The following is a list of objectives currently drafted for development and implementation in the Waadookodaading teacher training program:
• Pair veteran immersion teachers with trainees to provide them guided target language instruction (and exposure to the academic terms used for specific subjects), and the opportunity to observe classroom management,
• Give veteran immersion teachers the opportunity to develop skills for training and managing trainees in the classroom,
• Involve trainees in the process of developing units and lesson plans,
• Have teachers and trainees conduct observations on each other to develop skills and understanding of standards (as defined by Waadookodaading),
• Provide cultural process mentoring to trainees or give trainees the opportunity to teach their mentor (i.e. if the trainee comes with a cultural skill such as knowledge of gathering and processing wild rice or maple tree sap),
• Develop a culturally and linguistically appropriate lesson plan format that addresses academic, classroom management, cultural, language development, and interpersonal relationship standards,
• Develop the leadership capacities in all teachers so they have the capacity to be productive and active practitioners who can add to the scholarship, research, development, and future training of teachers, and
• Give teacher trainers and trainees the opportunity to improve language, cultural, and academic proficiency with guidance on implementation and connections to classroom activities and academic development.

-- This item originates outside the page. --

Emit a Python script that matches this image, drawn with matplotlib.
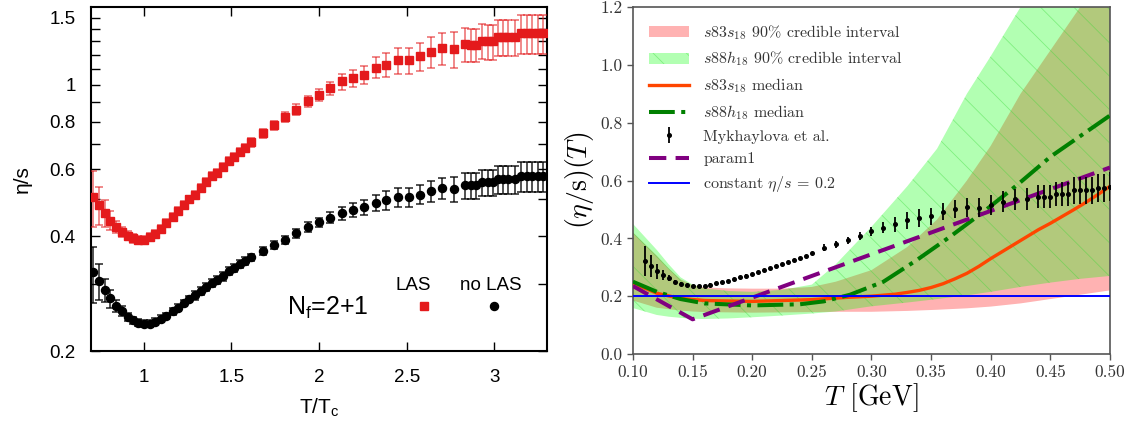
import numpy as np
import matplotlib
matplotlib.use('Agg')
import matplotlib.pyplot as plt
from matplotlib.ticker import FixedLocator, FixedFormatter, NullFormatter, NullLocator
from matplotlib.lines import Line2D

plt.rcParams['font.family'] = ['Liberation Sans', 'DejaVu Sans']
plt.rcParams['mathtext.fontset'] = 'custom'
plt.rcParams['mathtext.rm'] = 'Liberation Sans'
plt.rcParams['mathtext.it'] = 'Liberation Sans:italic'
plt.rcParams['axes.unicode_minus'] = False
plt.rcParams['hatch.linewidth'] = 0.6

# ---------------- left panel: lattice eta/s vs T/Tc ----------------
t_tc = [0.713, 0.748, 0.778, 0.81, 0.845, 0.875, 0.908, 0.94, 0.97, 1.0,
        1.034, 1.066, 1.098, 1.13, 1.165, 1.197, 1.228, 1.26, 1.294, 1.325,
        1.356, 1.388, 1.42, 1.45, 1.487, 1.517, 1.55, 1.58, 1.61, 1.68,
        1.744, 1.807, 1.87, 1.935, 2.0, 2.062, 2.129, 2.193, 2.256, 2.322,
        2.384, 2.45, 2.515, 2.578, 2.64, 2.703, 2.77, 2.835, 2.866, 2.895,
        2.93, 2.962, 2.99, 3.02, 3.05, 3.08, 3.115, 3.15, 3.184, 3.215,
        3.246, 3.278]

eta_las = [0.507, 0.484, 0.460, 0.440, 0.423, 0.411, 0.402, 0.395, 0.392, 0.392,
           0.398, 0.406, 0.418, 0.433, 0.449, 0.466, 0.483, 0.500, 0.515, 0.536,
           0.555, 0.575, 0.588, 0.608, 0.632, 0.648, 0.668, 0.684, 0.706, 0.746,
           0.783, 0.822, 0.861, 0.905, 0.942, 0.979, 1.02, 1.04, 1.063, 1.11,
           1.13, 1.16, 1.16, 1.19, 1.22, 1.25, 1.24, 1.28, 1.275, 1.275,
           1.306, 1.30, 1.30, 1.338, 1.338, 1.338, 1.338, 1.368, 1.368, 1.368,
           1.368, 1.368]
err_las = [0.085, 0.055, 0.038, 0.025, 0.016, 0.012, 0.01, 0.01, 0.01, 0.01,
           0.01, 0.01, 0.01, 0.01, 0.011, 0.011, 0.012, 0.012, 0.012, 0.013,
           0.013, 0.014, 0.014, 0.015, 0.015, 0.016, 0.016, 0.017, 0.018, 0.02,
           0.022, 0.025, 0.027, 0.03, 0.035, 0.04, 0.05, 0.055, 0.06, 0.07,
           0.08, 0.09, 0.09, 0.10, 0.115, 0.12, 0.135, 0.13, 0.13, 0.13,
           0.135, 0.135, 0.135, 0.145, 0.145, 0.145, 0.145, 0.16, 0.16, 0.16,
           0.16, 0.16]

eta_nolas = [0.322, 0.305, 0.289, 0.275, 0.263, 0.255, 0.246, 0.241, 0.237, 0.236,
             0.236, 0.239, 0.243, 0.247, 0.254, 0.26, 0.267, 0.274, 0.28, 0.288,
             0.295, 0.302, 0.307, 0.314, 0.324, 0.33, 0.339, 0.345, 0.352, 0.366,
             0.38, 0.392, 0.407, 0.423, 0.435, 0.448, 0.46, 0.469, 0.477, 0.49,
             0.498, 0.507, 0.507, 0.515, 0.525, 0.535, 0.533, 0.544, 0.544, 0.544,
             0.554, 0.554, 0.554, 0.565, 0.565, 0.565, 0.565, 0.575, 0.575, 0.575,
             0.575, 0.575]
err_nolas = [0.054, 0.033, 0.02, 0.015, 0.01, 0.008, 0.006, 0.005, 0.005, 0.005,
             0.005, 0.005, 0.005, 0.005, 0.005, 0.005, 0.005, 0.005, 0.007, 0.007,
             0.007, 0.007, 0.007, 0.008, 0.008, 0.008, 0.008, 0.008, 0.008, 0.009,
             0.009, 0.01, 0.011, 0.012, 0.013, 0.015, 0.018, 0.02, 0.022, 0.025,
             0.028, 0.03, 0.03, 0.03, 0.033, 0.035, 0.04, 0.042, 0.042, 0.042,
             0.045, 0.045, 0.045, 0.048, 0.048, 0.048, 0.048, 0.052, 0.052, 0.052,
             0.052, 0.052]

yticks_l = [0.2, 0.4, 0.6, 0.8, 1, 1.5]
ylabels_l = ['0.2', '0.4', '0.6', '0.8', '1', '1.5']
yminor_l = [0.3, 0.5, 0.7, 0.9, 1.1, 1.2, 1.3, 1.4]
xticks_l = [1, 1.5, 2, 2.5, 3]
xlabels_l = ['1', '1.5', '2', '2.5', '3']

# ---------------- right panel: Bayesian eta/s(T) ----------------
T_band = [0.10, 0.12, 0.13, 0.14, 0.15, 0.16, 0.18, 0.20, 0.225, 0.25,
          0.27, 0.30, 0.33, 0.355, 0.38, 0.40, 0.425, 0.45, 0.475, 0.50]
s83_hi = [0.42, 0.34, 0.295, 0.258, 0.238, 0.23, 0.227, 0.226, 0.226, 0.232,
          0.25, 0.29, 0.37, 0.465, 0.60, 0.72, 0.90, 1.05, 1.2, 1.36]
s83_lo = [0.185, 0.16, 0.155, 0.15, 0.147, 0.145, 0.144, 0.143, 0.144, 0.145,
          0.146, 0.146, 0.149, 0.153, 0.158, 0.164, 0.175, 0.19, 0.205, 0.22]
s88_hi = [0.45, 0.36, 0.31, 0.265, 0.24, 0.227, 0.218, 0.215, 0.222, 0.24,
          0.31, 0.44, 0.58, 0.71, 0.90, 1.03, 1.2, 1.4, 1.6, 1.8]
s88_lo = [0.159, 0.135, 0.129, 0.125, 0.122, 0.121, 0.123, 0.127, 0.133, 0.14,
          0.147, 0.165, 0.178, 0.19, 0.203, 0.215, 0.232, 0.247, 0.26, 0.27]

T_med83 = [0.10, 0.12, 0.14, 0.16, 0.20, 0.25, 0.28, 0.30, 0.32, 0.33,
           0.34, 0.35, 0.36, 0.37, 0.38, 0.39, 0.40, 0.41, 0.42, 0.43,
           0.44, 0.45, 0.46, 0.47, 0.48, 0.49, 0.50]
med83 = [0.245, 0.21, 0.192, 0.185, 0.182, 0.188, 0.196, 0.2, 0.207, 0.213,
         0.22, 0.23, 0.243, 0.26, 0.279, 0.303, 0.33, 0.355, 0.38, 0.405,
         0.43, 0.452, 0.476, 0.5, 0.525, 0.552, 0.58]

T_med88 = [0.10, 0.12, 0.14, 0.16, 0.20, 0.24, 0.26, 0.282, 0.31, 0.338,
           0.366, 0.394, 0.422, 0.45, 0.50]
med88 = [0.25, 0.215, 0.19, 0.175, 0.168, 0.172, 0.182, 0.205, 0.25, 0.325,
         0.406, 0.492, 0.584, 0.682, 0.825]

T_p1 = [0.10, 0.15, 0.50]
p1 = [0.235, 0.12, 0.645]

myk_T = [0.11, 0.115, 0.12, 0.125, 0.13, 0.135, 0.14, 0.145, 0.15, 0.155,
         0.16, 0.165, 0.17, 0.175, 0.18, 0.185, 0.19, 0.195, 0.20, 0.205,
         0.21, 0.215, 0.22, 0.225, 0.23, 0.235, 0.24, 0.245, 0.25, 0.26,
         0.27, 0.28, 0.29, 0.30, 0.31, 0.32, 0.33, 0.34, 0.35, 0.36,
         0.37, 0.38, 0.39, 0.40, 0.41, 0.42, 0.43, 0.44, 0.445, 0.45,
         0.455, 0.46, 0.465, 0.47, 0.475, 0.48, 0.485, 0.49, 0.495, 0.50]
myk_eta = [0.322, 0.305, 0.287, 0.274, 0.262, 0.25, 0.243, 0.239, 0.235, 0.234,
           0.236, 0.24, 0.244, 0.248, 0.253, 0.259, 0.265, 0.271, 0.277, 0.282,
           0.289, 0.296, 0.303, 0.31, 0.317, 0.325, 0.332, 0.339, 0.348, 0.368,
           0.379, 0.393, 0.408, 0.424, 0.437, 0.448, 0.462, 0.47, 0.476, 0.492,
           0.50, 0.508, 0.506, 0.516, 0.527, 0.535, 0.536, 0.544, 0.544, 0.544,
           0.554, 0.554, 0.554, 0.566, 0.566, 0.566, 0.566, 0.575, 0.575, 0.579]
myk_err = [0.052, 0.037, 0.026, 0.017, 0.011, 0.007, 0.005, 0.004, 0.004, 0.004,
           0.004, 0.004, 0.004, 0.004, 0.004, 0.004, 0.004, 0.004, 0.004, 0.004,
           0.004, 0.004, 0.004, 0.004, 0.004, 0.004, 0.004, 0.004, 0.004, 0.012,
           0.012, 0.012, 0.013, 0.015, 0.02, 0.025, 0.028, 0.03, 0.03, 0.03,
           0.031, 0.033, 0.033, 0.035, 0.037, 0.037, 0.038, 0.04, 0.04, 0.04,
           0.042, 0.042, 0.042, 0.046, 0.046, 0.046, 0.046, 0.049, 0.049, 0.049]

eta_const = 0.2

xticks_r = [0.10, 0.15, 0.20, 0.25, 0.30, 0.35, 0.40, 0.45, 0.50]
yticks_r = [0.0, 0.2, 0.4, 0.6, 0.8, 1.0, 1.2]

labels_r = [r'$s83s_{18}$ 90% credible interval',
            r'$s88h_{18}$ 90% credible interval',
            r'$s83s_{18}$ median',
            r'$s88h_{18}$ median',
            'Mykhaylova et al.',
            'param1',
            r'constant $\eta/s$ = 0.2']

fig = plt.figure(figsize=(11.38, 4.23), dpi=100)
ax1 = fig.add_axes([0.0800, 0.1702, 0.4007, 0.8132])
ax2 = fig.add_axes([0.5562, 0.1631, 0.4192, 0.8203])

# ---- left
red = '#e41a1c'
ax1.errorbar(t_tc, eta_las, yerr=err_las, fmt='s', color=red, ms=5.8,
             ecolor=(0.89, 0.1, 0.11, 0.6), elinewidth=1.2, capsize=3,
             capthick=1.2, zorder=3)
ax1.errorbar(t_tc, eta_nolas, yerr=err_nolas, fmt='o', color='black', ms=5.8,
             ecolor=(0, 0, 0, 0.8), elinewidth=1.2, capsize=3,
             capthick=1.2, zorder=3)
ax1.set_yscale('log')
ax1.set_xlim(0.7, 3.3)
ax1.set_ylim(0.2, 1.6)
ax1.yaxis.set_major_locator(FixedLocator(yticks_l))
ax1.yaxis.set_major_formatter(FixedFormatter(ylabels_l))
ax1.yaxis.set_minor_locator(FixedLocator(yminor_l))
ax1.yaxis.set_minor_formatter(NullFormatter())
ax1.xaxis.set_major_locator(FixedLocator(xticks_l))
ax1.xaxis.set_major_formatter(FixedFormatter(xlabels_l))
ax1.xaxis.set_minor_locator(NullLocator())
ax1.tick_params(which='both', direction='in', top=True, right=True,
                length=6.5, width=1, labelsize=13.5)
ax1.tick_params(axis='x', pad=13)
ax1.tick_params(axis='y', pad=11)
for sp in ax1.spines.values():
    sp.set_linewidth(1.5)
ax1.set_xlabel('T/T$_\\mathrm{c}$', fontsize=15, labelpad=8)
ax1.set_ylabel('\u03b7/s', fontsize=15, labelpad=13)

h_las = Line2D([], [], ls='none', marker='s', color=red, ms=5.8)
h_nolas = Line2D([], [], ls='none', marker='o', color='black', ms=5.8)
ax1.legend([h_las, h_nolas], ['', ''], ncol=2, loc='center',
           bbox_to_anchor=(0.807, 0.125), frameon=False, fontsize=13.5,
           handlelength=1, handletextpad=0, columnspacing=2.73, borderpad=0)
ax1.text(2.54, 0.290, 'LAS', ha='center', va='baseline', fontsize=13.5)
ax1.text(2.977, 0.290, 'no LAS', ha='center', va='baseline', fontsize=13.5)
ax1.text(1.816, 0.2486, 'N$_\\mathrm{f}$=2+1', ha='left', va='baseline', fontsize=18)

# ---- right
b83 = ax2.fill_between(T_band, s83_lo, s83_hi, facecolor=(1, 0, 0, 0.3),
                       linewidth=0, zorder=1)
b88 = ax2.fill_between(T_band, s88_lo, s88_hi, facecolor=(0, 1, 0, 0.3),
                       edgecolor=(0.2, 0.85, 0.2, 0.4), hatch='\\',
                       linewidth=0, zorder=1.1)
l83, = ax2.plot(T_med83, med83, color='orangered', lw=2.4, zorder=3)
l88, = ax2.plot(T_med88, med88, color='green', lw=2.9, ls='-.', zorder=3.1)
myk = ax2.errorbar(myk_T, myk_eta, yerr=myk_err, fmt='o', color='black',
                   ms=2.6, elinewidth=1.3, capsize=0, zorder=5)
lp1, = ax2.plot(T_p1, p1, color='purple', lw=2.9, ls=(0, (4.3, 2.3)), zorder=4)
lc = ax2.axhline(eta_const, color='blue', lw=1.4, zorder=6)

ax2.set_xlim(0.10, 0.50)
ax2.set_ylim(0.0, 1.2)
ax2.set_xticks(xticks_r)
ax2.set_xticklabels(['%.2f' % v for v in xticks_r])
ax2.set_yticks(yticks_r)
ax2.set_yticklabels(['%.1f' % v for v in yticks_r])
ax2.tick_params(direction='out', length=4, width=1, color='#555555',
                labelcolor='#333333', labelsize=12.5, labelfontfamily='cmr10')
for sp in ax2.spines.values():
    sp.set_color('#555555')
    sp.set_linewidth(1.2)
ax2.set_xlabel(r'$T$ [GeV]', fontsize=20, fontfamily='cmr10',
               math_fontfamily='cm', labelpad=1)
ax2.set_ylabel(r'$(\eta/\mathrm{s})(T)$', fontsize=20, fontfamily='cmr10',
               math_fontfamily='cm', labelpad=3)

leg2 = ax2.legend([b83, b88, l83, l88, myk, lp1, lc], labels_r,
                  loc='upper left', frameon=False, fontsize=11.5,
                  handlelength=2.5, handletextpad=0.9, labelspacing=0.5,
                  borderaxespad=0.6)
for t in leg2.get_texts():
    t.set_fontfamily('cmr10')
    t.set_math_fontfamily('cm')
    t.set_color('#333333')

fig.savefig('out.png', dpi=100)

This list is not exhaustive and continues to develop. However, it provides an example of the values in a teacher that have been identified by Waadookodaading over the first twenty years of culturally based instruction. We also want to evaluate our teacher's effectiveness using the standards described in the edTPA. As educators we are dedicated to mainstream teacher standards such as academic rigor, classroom management, cross content connections, instructional differentiation, and the others identified by the state of Wisconsin. What must be considered is that we are doing so in a language that is not our first, for students who are also language learners. In addition, because of historical events such as boarding schools, forcible removal and adoption, and relocation to urban centers, many people do not have a connection to cultural customs and traditional food gathering, which are important activities that are part of the instruction at Waadookodaading. For example, trainees are expected to develop the skills to function at maple sugar camp. This is a large skill set to develop in a short time, and requires a reflective, prescriptive, and effective feedback tool that enhances connections within the cultural community.
In conclusion, changing the approach to teacher training is important for Indigenous language and culture revitalization. It is not just important to the continuance of our languages and cultural practices, it is also important for engaging the community by creating teachers that are reflecting Indigenous values. Creating a teacher training program that offers the opportunity for growth, reflection, increases earning power, and respects Indigenous language and cultures, has the potential to attract more Indigenous people to the field. Finally, it is vitally important that we find ways to teach our languages, cultures, and academics to our children in order to give them every opportunity to be healthy, intellectual, and spiritual people.